A Spring midi in crinkle silk

Spring is for floating around in dresses made of fairy wings, right?! I got a jump start on my favourite season with this dress. It might still be a little cool to wear it right now, but those days aren’t far away.

The fabric I used is Liberty of London silk crinkle chiffon from The Fabric Store. It’s a deliciously sheer silk that requires a bit of patience to sew, but produces a beautiful outcome.

I shouldn’t scare you though. It isn’t really that tricky to sew at all. The key is in keeping to a simple pattern and taking your time. Believe it or not, but the crinkle appearance and print also make it a very forgiving fabric to sew, particularly since it is a fabric that suits a looser fitting design.

I kept the design of this dress incredibly simple. The neckline and armscye are simply narrow hems. No binding. The silk presses beautifully. It’s a pullover style. The design is loosely based on a drop-waist dress pattern I made for myself years ago. I just turned the bodice into a high-low shape and added an extra gathered panel.

I’m wearing a simple black slip underneath. The only one I owned was tunic length, so I added a panel of leftover black lining (from this coat) to achieve the length I desired.

I love this dress! I’m envisioning a whole wardrobe of sheer dresses now. Stop me!

 

An Oslo coat in boiled wool

The Oslo coat is a beautifully drafted and easy-to-sew coat pattern by Tessuti Fabrics. If you’ve never sewn a coat before, this would be a good one to get started on.

I made mine up in a size 12, which was based most closely on my chest measurement. Being borderline, I sized up rather than down with the chest. I ignored the waist and hip measurements since the style of this coat doesn’t really require that they fit.

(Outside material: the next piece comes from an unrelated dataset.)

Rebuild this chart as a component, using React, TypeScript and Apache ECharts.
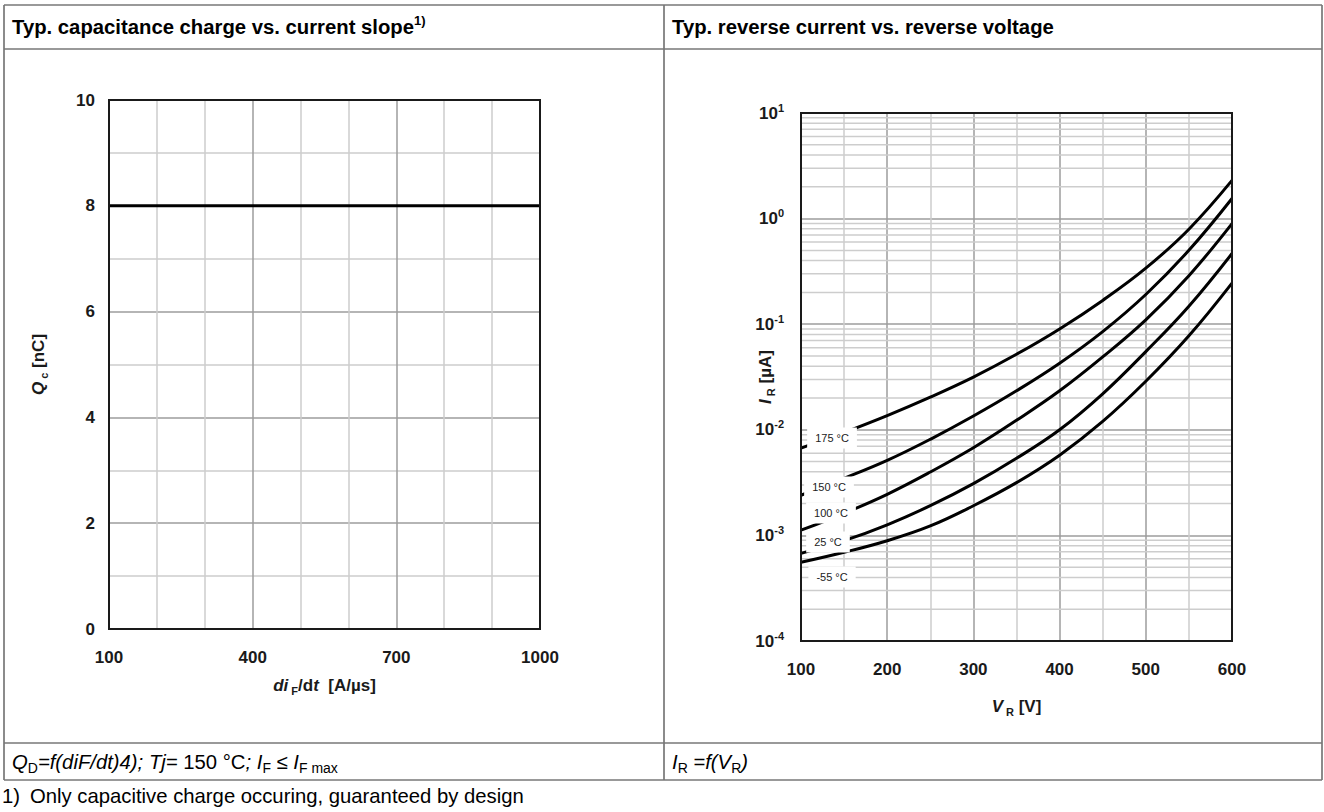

The fit through the shoulders is fabulous. I added one inch to the sleeves, and eight inches to the coat length. I’m 5″10 to give you some persective on these alterations.

This was an easy pattern to sew. The pattern includes a lining, and separate pieces for iron-on interfacing. There isn’t much hand-stitching required (which is amazing for a coat that turns out looking so nicely tailored).

I love the fabric too. The boiled wool is of a substantial weight. I can’t wait to wrap myself in this blanket of a coat on cold days.

 

 

Swimsuits and Liberty prints

I made quite a few swimsuits over Winter, testing out various styles, fabrics, and tweaking designs. I’ve just been a bit slow about posting them. You may have seen glimpses of them on IG. Here are a few more details.

This Liberty of London suit is probably one of my favourites. The fabric is from The Fabric Store and it’s beautiful. I actually made it for myself after I saw how my daughter’s version was holding up in the pool. I was initially wary of using such a pale swimsuit fabric (see-through factor) but my worries have been totally unfounded. I lined the suit in black, which I now do for all my suits. The black lining means I can be more free to choose light coloured prints without worrying about modesty when they fade over time.

This design is close to the Blazer Racer (ladies suit) pattern that I’ve been working on, but varies a little in the rise of the leg, and size of the side seams. It’s a pattern that I may have graded in the future too.

The actual sewing pattern that I am working on is the one you see below. It has a high cut leg, cheeky or fuller bottom option, and is brief through the sides. I’ll hope to have it ready in a few weeks.

Stay tuned!

 

 

 

 

Rebecca Taylor V1387

Surprisingly, after several years of sewing and forty years of dressing myself, I’ve only just come to the conclusion that deep V-necks are not for me. This top helped me a lot in reaching that understanding.

The long sleeved top on the pattern cover was actually the one that caught my eye. However, since I was a little short on fabric, I decided to give the sleeveless version a go.

I made a few small modifications. I shortened the peplum and left the side seams open. I also omitted the under arm gussets. The pattern instructions are incorrect and (despite being warned) I got caught out and had sewn too far along to insert the gussets without a lot of unpicking. To correct the rather low underarms, I brought the side seams in by about an inch at the waist, narrowing to a smaller seam allowance at the underarm. This worked because the design is pretty forgiving. It is a blouson top with a good amount of ease.

Obviously, the top requires a small snap at the CF chest to secure the centre of the faux wrap and prevent gaping (as per pattern cover). I tried it but didn’t like the look. I also didn’t like the look of a low V on me. It may be different if I layer it with a sheer black top or turtleneck but I haven’t tried that yet. The most obvious solution was to wear the top backwards!

I love the loose cowl of the back when worn backwards. I don’t mind the front either. It works for me because I am small busted and the back gathers provide enough room. Whilst I quite like the look of it exactly as it is (I think the “sloppy” look of the poorly fitted armscye works ok when layered), I am tempted to play around with this pattern in the future, and switch the armscyes around properly for a better fit. I might also toy with the font (back) neckline a little so I can wear the top without a layer beneath.

So I guess the moral of this story is that if you don’t like a top you make, turn it around and try it backwards before you go and fail it!